# Amplificador para parlantes de pc



## blexisbbazila (May 10, 2011)

holas.  se algo de electronica pero no c mucho de lo que es la aprte de audio, tengo varios parlantes de pc y uno un poco mas grande que hera un wofer de un gome theatre, lo que yo estoy queriendo hacer es un amplificador de 5.1, es decir como el del hometheatre, pero no c varios aspectos como que voltaje soportan los parlantes, que calculos hacer para diseñar el amplificador.
especifico un poco los parlantes:
3 parlantes de:
Diametro=5.5cm
4Ω
2W
2 parlantes de: (estos son rectangulares)
Longitud1=5cm
Longitud2=9cm
4Ω
3W
1 parlante dede este no se los Watios)
Diametro 11Cm
4

espero puedan ayudarme por que realmente me gustaria aprender un poco de esto


----------



## DJ DRACO (May 10, 2011)

Hay muchos temas que hablan sobre lo mismo..
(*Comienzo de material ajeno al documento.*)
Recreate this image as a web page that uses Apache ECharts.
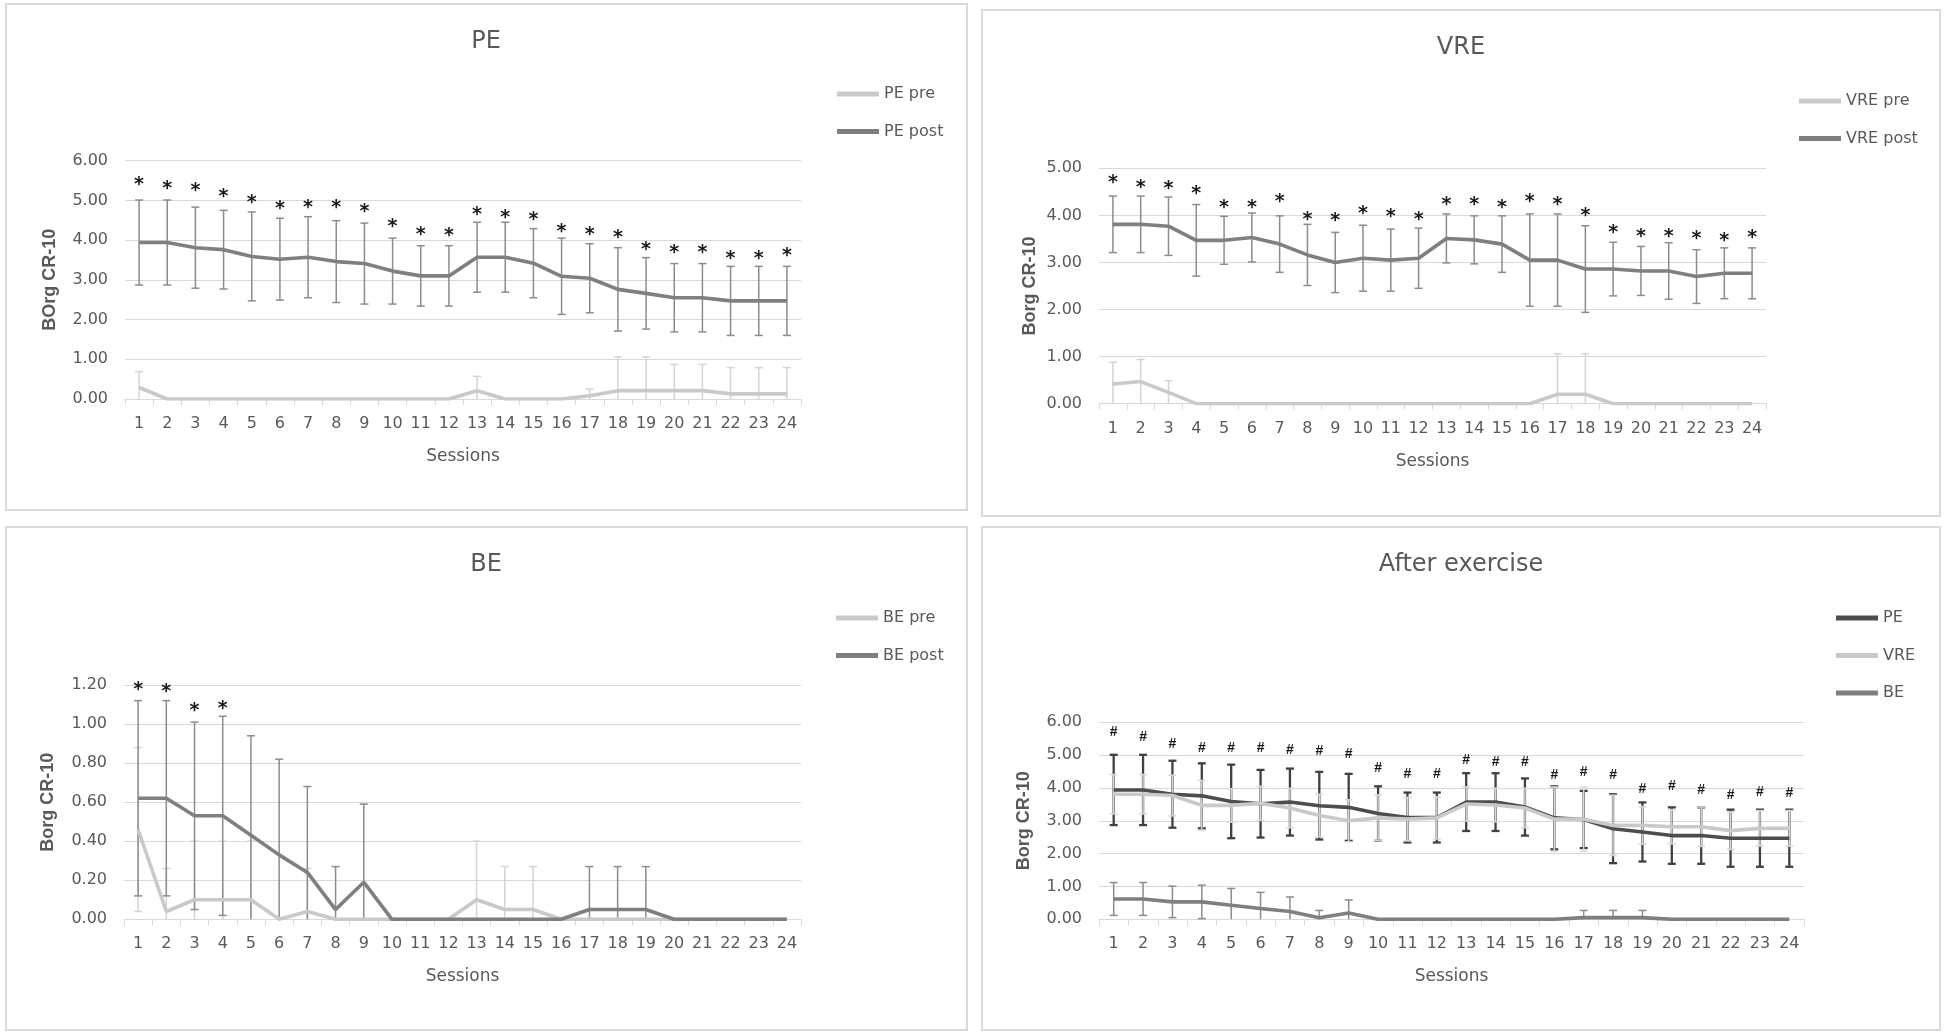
<!DOCTYPE html>
<html lang="en">
<head>
<meta charset="UTF-8">
<title>Borg CR-10 per session</title>
<style>html,body{margin:0;padding:0;background:#fff;}</style>
</head>
<body>
<div id="chart" style="width:1946px;height:1036px;"></div>
<script src="https://cdn.jsdelivr.net/npm/echarts@6/dist/echarts.min.js"></script>
<script>
var sessions = ['1','2','3','4','5','6','7','8','9','10','11','12','13','14','15','16','17','18','19','20','21','22','23','24'];

// means and SD per session
var pePre     = [0.29,0,0,0,0,0,0,0,0,0,0,0,0.21,0,0,0,0.08,0.21,0.21,0.21,0.21,0.13,0.13,0.13];
var pePreSd   = [0.40,0,0,0,0,0,0,0,0,0,0,0,0.36,0,0,0,0.17,0.85,0.85,0.66,0.66,0.66,0.66,0.66];
var pePost    = [3.94,3.94,3.81,3.76,3.59,3.52,3.57,3.46,3.41,3.22,3.10,3.10,3.57,3.57,3.42,3.09,3.04,2.76,2.66,2.55,2.55,2.47,2.47,2.47];
var pePostSd  = [1.07,1.07,1.02,0.99,1.12,1.03,1.02,1.03,1.02,0.83,0.76,0.76,0.88,0.88,0.87,0.96,0.87,1.05,0.90,0.86,0.86,0.87,0.87,0.87];

var vrePre    = [0.42,0.47,0.24,0,0,0,0,0,0,0,0,0,0,0,0,0,0.20,0.20,0,0,0,0,0,0];
var vrePreSd  = [0.46,0.47,0.25,0,0,0,0,0,0,0,0,0,0,0,0,0,0.86,0.86,0,0,0,0,0,0];
var vrePost   = [3.81,3.81,3.77,3.47,3.47,3.53,3.39,3.16,3.00,3.09,3.05,3.09,3.51,3.48,3.39,3.05,3.05,2.86,2.86,2.82,2.82,2.70,2.77,2.77];
var vrePostSd = [0.60,0.60,0.62,0.76,0.51,0.52,0.60,0.65,0.64,0.70,0.66,0.64,0.52,0.51,0.60,0.98,0.98,0.92,0.57,0.52,0.60,0.57,0.54,0.54];

var bePre     = [0.46,0.04,0.10,0.10,0.10,0,0.04,0,0,0,0,0,0.10,0.05,0.05,0,0,0,0,0,0,0,0,0];
var bePreSd   = [0.42,0.22,0.30,0.30,0.30,0,0.22,0,0,0,0,0,0.30,0.22,0.22,0,0,0,0,0,0,0,0,0];
var bePost    = [0.62,0.62,0.53,0.53,0.43,0.33,0.24,0.05,0.19,0,0,0,0,0,0,0,0.05,0.05,0.05,0,0,0,0,0];
var bePostSd  = [0.50,0.50,0.48,0.51,0.51,0.49,0.44,0.22,0.40,0,0,0,0,0,0,0,0.22,0.22,0.22,0,0,0,0,0];

// where the significance marks sit
var peStars   = [5.51,5.41,5.36,5.22,5.07,4.91,4.94,4.94,4.84,4.45,4.25,4.23,4.76,4.69,4.63,4.34,4.25,4.18,3.88,3.80,3.80,3.66,3.66,3.73];
var vreStars  = [4.80,4.68,4.66,4.55,4.26,4.26,4.38,4.01,3.98,4.13,4.06,4.01,4.33,4.33,4.26,4.38,4.33,4.09,3.74,3.65,3.65,3.60,3.56,3.62];
var beStars   = [1.20,1.19,1.09,1.10,null,null,null,null,null,null,null,null,null,null,null,null,null,null,null,null,null,null,null,null];
var hashMarks = [5.70,5.56,5.33,5.20,5.20,5.20,5.14,5.11,5.03,4.59,4.43,4.43,4.84,4.79,4.79,4.39,4.49,4.39,3.97,4.07,3.94,3.77,3.87,3.84];

var TXT = '#595959';
var GRIDC = '#d9d9d9';
var FONT = 'DejaVu Sans';

var myChart = echarts.init(document.getElementById('chart'));

function barData(mean, sd) {
	return mean.map(function (m, i) { return [i, Math.max(0, m - sd[i]), m + sd[i]]; });
}
function markData(arr) {
	var out = [];
	arr.forEach(function (v, i) { if (v != null) out.push([i, v]); });
	return out;
}

function errorBars(name, idx, mean, sd, color, width, cap) {
	return {
		name: name, type: 'custom', xAxisIndex: idx, yAxisIndex: idx,
		encode: {x: 0, y: [1, 2]}, silent: true,
		data: barData(mean, sd),
		renderItem: function (params, api) {
			var lo = api.value(1), hi = api.value(2);
			if (!(hi > lo)) return;
			var t = api.coord([api.value(0), hi]);
			var b = api.coord([api.value(0), lo]);
			var st = {stroke: color, lineWidth: width};
			var kids = [
				{type: 'line', shape: {x1: t[0], y1: t[1], x2: b[0], y2: b[1]}, style: st},
				{type: 'line', shape: {x1: t[0] - cap, y1: t[1], x2: t[0] + cap, y2: t[1]}, style: st}
			];
			if (lo > 0) kids.push({type: 'line', shape: {x1: b[0] - cap, y1: b[1], x2: b[0] + cap, y2: b[1]}, style: st});
			return {type: 'group', children: kids};
		}
	};
}

function marks(name, idx, arr, ch, font, size, weight, dy) {
	return {
		name: name, type: 'custom', xAxisIndex: idx, yAxisIndex: idx,
		encode: {x: 0, y: 1}, silent: true, z: 5,
		data: markData(arr),
		renderItem: function (params, api) {
			var p = api.coord([api.value(0), api.value(1)]);
			return {type: 'text', x: p[0], y: p[1] + dy,
				style: {text: ch, fontFamily: font, fontSize: size, fontWeight: weight, fill: '#1a1a1a', align: 'center', verticalAlign: 'middle'}};
		}
	};
}

function line(name, idx, data, color) {
	return {
		name: name, type: 'line', xAxisIndex: idx, yAxisIndex: idx,
		data: data, symbol: 'none', silent: true,
		lineStyle: {color: color, width: 3.6},
		itemStyle: {color: color}
	};
}

var grids = [
	{left: 125, top: 160.7, width: 676, height: 238.3},
	{left: 1099, top: 168.3, width: 667, height: 235.4},
	{left: 124, top: 685, width: 677, height: 234.3},
	{left: 1099, top: 722.3, width: 705, height: 197}
];
var yMax = [6, 5, 1.2, 6];
var yStep = [1, 1, 0.2, 1];
var yNames = ['BOrg CR-10', 'Borg CR-10', 'Borg CR-10', 'Borg CR-10'];
var yGaps = [66, 60, 67, 66];

var option = {
	backgroundColor: '#fff',
	animation: false,
	grid: grids.map(function (g) { g.outerBoundsMode = 'none'; return g; }),
	xAxis: grids.map(function (g, i) {
		return {
			type: 'category', gridIndex: i, data: sessions,
			axisLine: {lineStyle: {color: GRIDC, width: 1}},
			axisTick: {show: true, length: 6, interval: 0, lineStyle: {color: GRIDC}},
			axisLabel: {interval: 0, margin: 17, color: TXT, fontFamily: FONT, fontSize: 16},
			name: 'Sessions', nameLocation: 'middle', nameGap: 49,
			nameTextStyle: {color: TXT, fontFamily: FONT, fontSize: 17}
		};
	}),
	yAxis: grids.map(function (g, i) {
		return {
			type: 'value', gridIndex: i, min: 0, max: yMax[i], interval: yStep[i],
			axisLine: {show: false}, axisTick: {show: false},
			splitLine: {lineStyle: {color: GRIDC, width: 1}},
			axisLabel: {margin: 17, color: TXT, fontFamily: FONT, fontSize: 16,
				formatter: function (v) { return v.toFixed(2); }},
			name: yNames[i], nameLocation: 'middle', nameRotate: 90, nameGap: yGaps[i],
			nameTextStyle: {color: TXT, fontFamily: 'Liberation Sans', fontSize: 18, fontWeight: 'bold'}
		};
	}),
	legend: [
		{data: ['PE pre', 'PE post'], left: 837, top: 85},
		{data: ['VRE pre', 'VRE post'], left: 1799, top: 92},
		{data: ['BE pre', 'BE post'], left: 836, top: 609},
		{data: ['PE', 'VRE', 'BE'], left: 1836, top: 609}
	].map(function (l) {
		l.orient = 'vertical'; l.icon = 'rect'; l.itemWidth = 42; l.itemHeight = 5;
		l.itemGap = 19.5; l.padding = 0; l.selectedMode = false;
		l.textStyle = {color: TXT, fontFamily: FONT, fontSize: 16, lineHeight: 18};
		return l;
	}),
	graphic: [
		{type: 'rect', shape: {x: 6, y: 4, width: 961, height: 506}, style: {fill: null, stroke: GRIDC, lineWidth: 2}},
		{type: 'rect', shape: {x: 982, y: 10, width: 958, height: 506}, style: {fill: null, stroke: GRIDC, lineWidth: 2}},
		{type: 'rect', shape: {x: 6, y: 527, width: 961, height: 503}, style: {fill: null, stroke: GRIDC, lineWidth: 2}},
		{type: 'rect', shape: {x: 982, y: 527, width: 958, height: 503}, style: {fill: null, stroke: GRIDC, lineWidth: 2}},
		{type: 'text', x: 486, y: 42, style: {text: 'PE', fontFamily: FONT, fontSize: 24, fill: TXT, align: 'center', verticalAlign: 'middle'}},
		{type: 'text', x: 1461, y: 48, style: {text: 'VRE', fontFamily: FONT, fontSize: 24, fill: TXT, align: 'center', verticalAlign: 'middle'}},
		{type: 'text', x: 486, y: 565, style: {text: 'BE', fontFamily: FONT, fontSize: 24, fill: TXT, align: 'center', verticalAlign: 'middle'}},
		{type: 'text', x: 1461, y: 565, style: {text: 'After exercise', fontFamily: FONT, fontSize: 24, fill: TXT, align: 'center', verticalAlign: 'middle'}}
	],
	series: [
		// PE
		errorBars('PE pre sd', 0, pePre, pePreSd, '#d4d4d4', 1.5, 4),
		line('PE pre', 0, pePre, '#c9c9c9'),
		errorBars('PE post sd', 0, pePost, pePostSd, '#8c8c8c', 1.5, 4),
		line('PE post', 0, pePost, '#7f7f7f'),
		marks('PE stars', 0, peStars, '*', FONT, 19, 'bold', 5),
		// VRE
		errorBars('VRE pre sd', 1, vrePre, vrePreSd, '#d4d4d4', 1.5, 4),
		line('VRE pre', 1, vrePre, '#c9c9c9'),
		errorBars('VRE post sd', 1, vrePost, vrePostSd, '#8c8c8c', 1.5, 4),
		line('VRE post', 1, vrePost, '#7f7f7f'),
		marks('VRE stars', 1, vreStars, '*', FONT, 19, 'bold', 5),
		// BE
		errorBars('BE pre sd', 2, bePre, bePreSd, '#d4d4d4', 1.5, 4),
		line('BE pre', 2, bePre, '#c9c9c9'),
		errorBars('BE post sd', 2, bePost, bePostSd, '#8c8c8c', 1.5, 4),
		line('BE post', 2, bePost, '#7f7f7f'),
		marks('BE stars', 2, beStars, '*', FONT, 19, 'bold', 5),
		// after exercise
		errorBars('PE sd', 3, pePost, pePostSd, '#404040', 2.3, 4),
		line('PE', 3, pePost, '#4d4d4d'),
		errorBars('VRE sd', 3, vrePost, vrePostSd, '#d9d9d9', 1.5, 4),
		line('VRE', 3, vrePost, '#c9c9c9'),
		errorBars('BE sd', 3, bePost, bePostSd, '#8c8c8c', 1.5, 4),
		line('BE', 3, bePost, '#7f7f7f'),
		marks('hash marks', 3, hashMarks, '#', 'Liberation Sans', 14, 'bold', 0)
	]
};

myChart.setOption(option);
</script>
</body>
</html>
Primero: no se dice Watios...se dice Watts o Vatios

por otro lado tenes parlantes chicos (de tamaño y de potencia) por ende debes hacerte varios amplificadores de 1watt y 1 un poquito más grande, de digamos 5watts a 10watts para el sub


si no sabes mucho de electronica, fabricar pcb's te va a resultar dificil y posiblemente no funcione bien, pero metele pila que todos empezamos asi

saludos.


----------



## blexisbbazila (May 10, 2011)

de electronica se bastante, me avian enseñado a escribir Watio pero siempre lo uso como W=.
osea que devo hacer si quiero un amplificador de 5.1 devo hacer amplificadores separados para cada parlante y luego unificarlo?
con que voltaje devo alimentarlo?

alguien no sabria una pagina con un esquema del circuito del amplificador de 1W? y uno de 10W


----------



## pandacba (May 10, 2011)

En el foro hay varios circuitos de 1W,2W....5W....10W

Para 1W podes utilzar una infinidad de circuitos integrados que menjan un 1W por ejemplo el LM380, el TBA820, LM2877(este es doble y da hasta 4W)hay una infidad de marcas que tienen ci en ese rango de potneicas, para 10W podes utilzar el TDA2006 que alimentado con 24V y 4 ohms te da 12W, el mismo con parlante de 8 te entrega 6W

Fijate aqui tenes una amplia gama de esquemas-> http://www.google.com.ar/search?hl=es&q=schematic%20audio%20amplifier%201W&bav=on.2,or.r_gc.r_pw.&um=1&ie=UTF-8&tbm=isch&source=og&sa=N&tab=wi&biw=791&bih=402


----------



## blexisbbazila (May 11, 2011)

muchisimas gracias, ya eleji los circuitos, solo me queda una pregunta, para unificar los circuitos amplificadores de cada parlante solo devo puentiar las entradas de audio de cada circuito? es decir hacer que la entrada de audio sea en un punto y unir todos los circuitos en este punto


----------



## luciano2010 (Ago 7, 2011)

hola pandacba ,estoy mirando la hoja de datos del tda2006 y si mal no entiendo dice que la maxima tencion de alimentacion son + - 15vcc. y que con + -12vcc con carga de 4ohm da 12w y con carga de 8ohm da 8w.es lo que entiendo de no ser asi mis disculpas.


----------



## pandacba (Ago 7, 2011)

Trabaja con fuente simple y fuente paratida fijate bien ese detalle, y con carga de 8ohm alimentado a 24VD o -+12 da 6W


----------



## DJ DRACO (Ago 9, 2011)

clarín además hay miles de integrados stereofonicos, cuadrafonicos, etc...es decir que dentro del mismo integrado tenes 2 o 4 amplificadores...

podes usarlos tambien...


----------



## luciano2010 (Ago 10, 2011)

gracias por la respuesta muchachos, mas que nada es para hacer un ampli barato con fuente de pc usando la rama de +12vcc. para usar unos parlantes audifiel 20w 8 ohm rango extendido que tengo guardados sin uso hace mas de 15 años.solo para ponerlos en marcha nada especial ,voy a usar el tda2030 que con 12vcc, 3amp y carga de 8ohm tira alrededor de 8w.esos parlantes son una belleza mas adelante les armare una potencia como se merecen. saludos


----------